[Goal] Copy everything in the data below exactly except the pictures.

[Dataset section]
------------------------
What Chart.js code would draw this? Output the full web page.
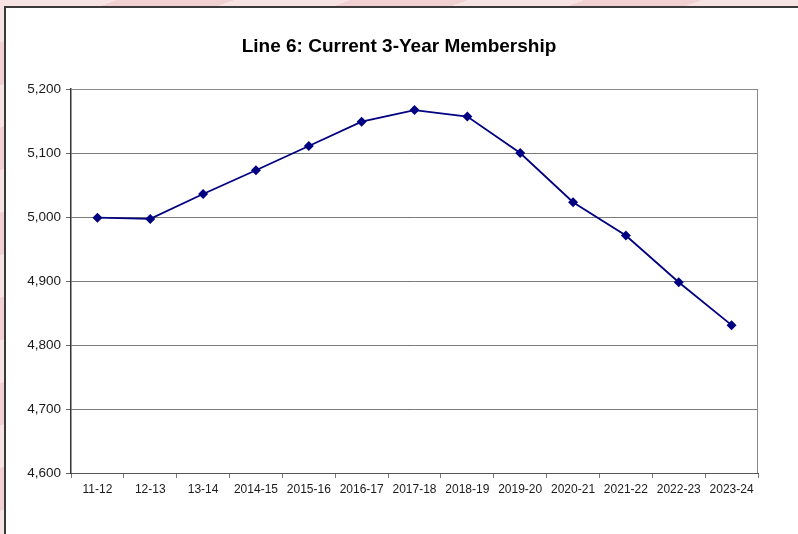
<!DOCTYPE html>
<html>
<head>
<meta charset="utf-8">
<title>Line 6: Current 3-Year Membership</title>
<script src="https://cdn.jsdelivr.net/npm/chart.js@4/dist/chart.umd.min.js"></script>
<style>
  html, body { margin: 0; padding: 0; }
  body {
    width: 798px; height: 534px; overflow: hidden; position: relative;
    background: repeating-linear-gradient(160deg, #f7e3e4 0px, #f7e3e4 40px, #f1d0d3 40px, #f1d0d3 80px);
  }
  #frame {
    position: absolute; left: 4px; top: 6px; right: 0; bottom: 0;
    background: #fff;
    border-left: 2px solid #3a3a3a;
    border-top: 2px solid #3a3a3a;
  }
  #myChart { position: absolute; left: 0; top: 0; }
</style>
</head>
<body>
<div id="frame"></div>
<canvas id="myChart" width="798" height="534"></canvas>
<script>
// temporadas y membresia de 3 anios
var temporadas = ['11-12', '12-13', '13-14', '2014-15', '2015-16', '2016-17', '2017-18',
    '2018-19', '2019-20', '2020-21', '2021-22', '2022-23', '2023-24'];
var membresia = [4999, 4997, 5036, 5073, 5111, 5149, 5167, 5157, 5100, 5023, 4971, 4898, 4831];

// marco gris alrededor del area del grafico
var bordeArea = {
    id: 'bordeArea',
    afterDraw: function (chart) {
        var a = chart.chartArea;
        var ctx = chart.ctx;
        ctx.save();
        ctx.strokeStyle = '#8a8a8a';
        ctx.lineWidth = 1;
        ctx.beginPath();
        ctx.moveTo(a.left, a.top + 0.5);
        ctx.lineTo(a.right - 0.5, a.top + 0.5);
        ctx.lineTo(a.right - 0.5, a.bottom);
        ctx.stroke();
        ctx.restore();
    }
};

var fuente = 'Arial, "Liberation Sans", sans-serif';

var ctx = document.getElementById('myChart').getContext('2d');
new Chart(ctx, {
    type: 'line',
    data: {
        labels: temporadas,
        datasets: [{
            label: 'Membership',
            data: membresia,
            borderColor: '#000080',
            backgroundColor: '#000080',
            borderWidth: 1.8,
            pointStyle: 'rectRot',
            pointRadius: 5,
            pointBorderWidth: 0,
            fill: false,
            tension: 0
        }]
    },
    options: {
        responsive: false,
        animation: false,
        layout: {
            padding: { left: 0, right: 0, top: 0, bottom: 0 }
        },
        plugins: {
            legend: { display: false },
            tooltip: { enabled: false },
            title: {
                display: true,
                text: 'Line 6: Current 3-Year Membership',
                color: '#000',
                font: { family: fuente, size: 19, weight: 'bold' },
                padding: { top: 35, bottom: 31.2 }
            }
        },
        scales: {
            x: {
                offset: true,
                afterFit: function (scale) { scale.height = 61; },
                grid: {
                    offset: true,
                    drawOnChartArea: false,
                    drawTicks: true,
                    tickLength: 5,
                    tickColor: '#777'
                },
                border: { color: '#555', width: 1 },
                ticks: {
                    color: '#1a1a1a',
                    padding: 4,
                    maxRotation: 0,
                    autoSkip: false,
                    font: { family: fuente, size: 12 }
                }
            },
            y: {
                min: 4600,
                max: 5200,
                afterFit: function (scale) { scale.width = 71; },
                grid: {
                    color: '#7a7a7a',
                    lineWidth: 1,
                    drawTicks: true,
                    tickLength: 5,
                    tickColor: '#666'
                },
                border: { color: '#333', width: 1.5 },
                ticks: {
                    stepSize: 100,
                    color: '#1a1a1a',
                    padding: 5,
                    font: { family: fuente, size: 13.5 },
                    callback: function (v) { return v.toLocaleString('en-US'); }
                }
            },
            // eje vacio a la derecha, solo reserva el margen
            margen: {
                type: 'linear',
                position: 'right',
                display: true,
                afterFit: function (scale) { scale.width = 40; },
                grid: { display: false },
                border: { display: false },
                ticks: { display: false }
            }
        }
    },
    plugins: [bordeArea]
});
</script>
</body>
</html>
------------------------
[Finished answer]
What Chart.js code would draw this? Output the full web page.
<!DOCTYPE html>
<html>
<head>
<meta charset="utf-8">
<title>Line 6: Current 3-Year Membership</title>
<script src="https://cdn.jsdelivr.net/npm/chart.js@4/dist/chart.umd.min.js"></script>
<style>
  html, body { margin: 0; padding: 0; }
  body {
    width: 798px; height: 534px; overflow: hidden; position: relative;
    background: repeating-linear-gradient(160deg, #f7e3e4 0px, #f7e3e4 40px, #f1d0d3 40px, #f1d0d3 80px);
  }
  #frame {
    position: absolute; left: 4px; top: 6px; right: 0; bottom: 0;
    background: #fff;
    border-left: 2px solid #3a3a3a;
    border-top: 2px solid #3a3a3a;
  }
  #myChart { position: absolute; left: 0; top: 0; }
</style>
</head>
<body>
<div id="frame"></div>
<canvas id="myChart" width="798" height="534"></canvas>
<script>
// temporadas y membresia de 3 anios
var temporadas = ['11-12', '12-13', '13-14', '2014-15', '2015-16', '2016-17', '2017-18',
    '2018-19', '2019-20', '2020-21', '2021-22', '2022-23', '2023-24'];
var membresia = [4999, 4997, 5036, 5073, 5111, 5149, 5167, 5157, 5100, 5023, 4971, 4898, 4831];

// marco gris alrededor del area del grafico
var bordeArea = {
    id: 'bordeArea',
    afterDraw: function (chart) {
        var a = chart.chartArea;
        var ctx = chart.ctx;
        ctx.save();
        ctx.strokeStyle = '#8a8a8a';
        ctx.lineWidth = 1;
        ctx.beginPath();
        ctx.moveTo(a.left, a.top + 0.5);
        ctx.lineTo(a.right - 0.5, a.top + 0.5);
        ctx.lineTo(a.right - 0.5, a.bottom);
        ctx.stroke();
        ctx.restore();
    }
};

var fuente = 'Arial, "Liberation Sans", sans-serif';

var ctx = document.getElementById('myChart').getContext('2d');
new Chart(ctx, {
    type: 'line',
    data: {
        labels: temporadas,
        datasets: [{
            label: 'Membership',
            data: membresia,
            borderColor: '#000080',
            backgroundColor: '#000080',
            borderWidth: 1.8,
            pointStyle: 'rectRot',
            pointRadius: 5,
            pointBorderWidth: 0,
            fill: false,
            tension: 0
        }]
    },
    options: {
        responsive: false,
        animation: false,
        layout: {
            padding: { left: 0, right: 0, top: 0, bottom: 0 }
        },
        plugins: {
            legend: { display: false },
            tooltip: { enabled: false },
            title: {
                display: true,
                text: 'Line 6: Current 3-Year Membership',
                color: '#000',
                font: { family: fuente, size: 19, weight: 'bold' },
                padding: { top: 35, bottom: 31.2 }
            }
        },
        scales: {
            x: {
                offset: true,
                afterFit: function (scale) { scale.height = 61; },
                grid: {
                    offset: true,
                    drawOnChartArea: false,
                    drawTicks: true,
                    tickLength: 5,
                    tickColor: '#777'
                },
                border: { color: '#555', width: 1 },
                ticks: {
                    color: '#1a1a1a',
                    padding: 4,
                    maxRotation: 0,
                    autoSkip: false,
                    font: { family: fuente, size: 12 }
                }
            },
            y: {
                min: 4600,
                max: 5200,
                afterFit: function (scale) { scale.width = 71; },
                grid: {
                    color: '#7a7a7a',
                    lineWidth: 1,
                    drawTicks: true,
                    tickLength: 5,
                    tickColor: '#666'
                },
                border: { color: '#333', width: 1.5 },
                ticks: {
                    stepSize: 100,
                    color: '#1a1a1a',
                    padding: 5,
                    font: { family: fuente, size: 13.5 },
                    callback: function (v) { return v.toLocaleString('en-US'); }
                }
            },
            // eje vacio a la derecha, solo reserva el margen
            margen: {
                type: 'linear',
                position: 'right',
                display: true,
                afterFit: function (scale) { scale.width = 40; },
                grid: { display: false },
                border: { display: false },
                ticks: { display: false }
            }
        }
    },
    plugins: [bordeArea]
});
</script>
</body>
</html>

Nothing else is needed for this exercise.